Understanding the User Journey: From Discovery to Application
A student's journey typically begins with broad exploration and gradually narrows down to specific choices. A well-designed platform must support this iterative process:
1. Discovery: Initial search based on broad criteria (e.g., "engineering degree," "universities in Canada").
2. Exploration: Refining search with filters (e.g., "tuition under $20k," "postgraduate," "scholarships available").
3. Comparison: Evaluating a shortlist of universities and courses side-by-side.
4. Matching & Recommendation: Receiving personalized suggestions based on profile, preferences, and eligibility.
5. Application: Directing users to application portals or facilitating direct applications.
This journey demands a highly performant and intuitive user interface backed by a powerful data engine.
Key Features of a Modern University Search Platform
To be competitive in the 2025-2026 EdTech landscape, a platform must offer more than basic search.
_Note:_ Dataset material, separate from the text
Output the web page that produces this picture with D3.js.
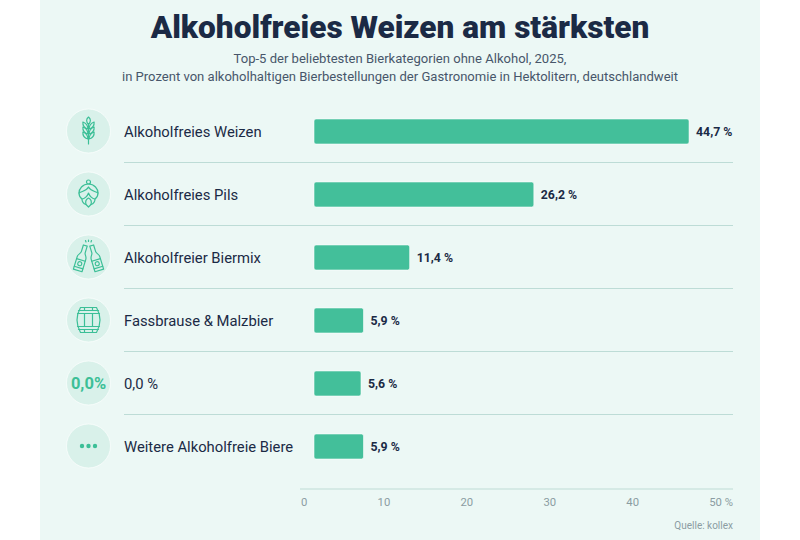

Recent reports from HolonIQ indicate a continued surge in demand for personalized learning pathways and AI-driven recommendations. Essential features include:
- Advanced Filtering: Location, tuition, program type, duration, intake, language, scholarships, ranking, student-faculty ratio, etc.
- Comprehensive University & Course Profiles: Detailed information, images, videos, testimonials, faculty bios.
- Personalized Matching: A university matching algorithm that uses student profiles (academics, interests, budget) to suggest best-fit options.
- Comparison Tools: Side-by-side view of selected universities/courses.
- User Accounts & Dashboards: Save searches, favorite institutions, track applications.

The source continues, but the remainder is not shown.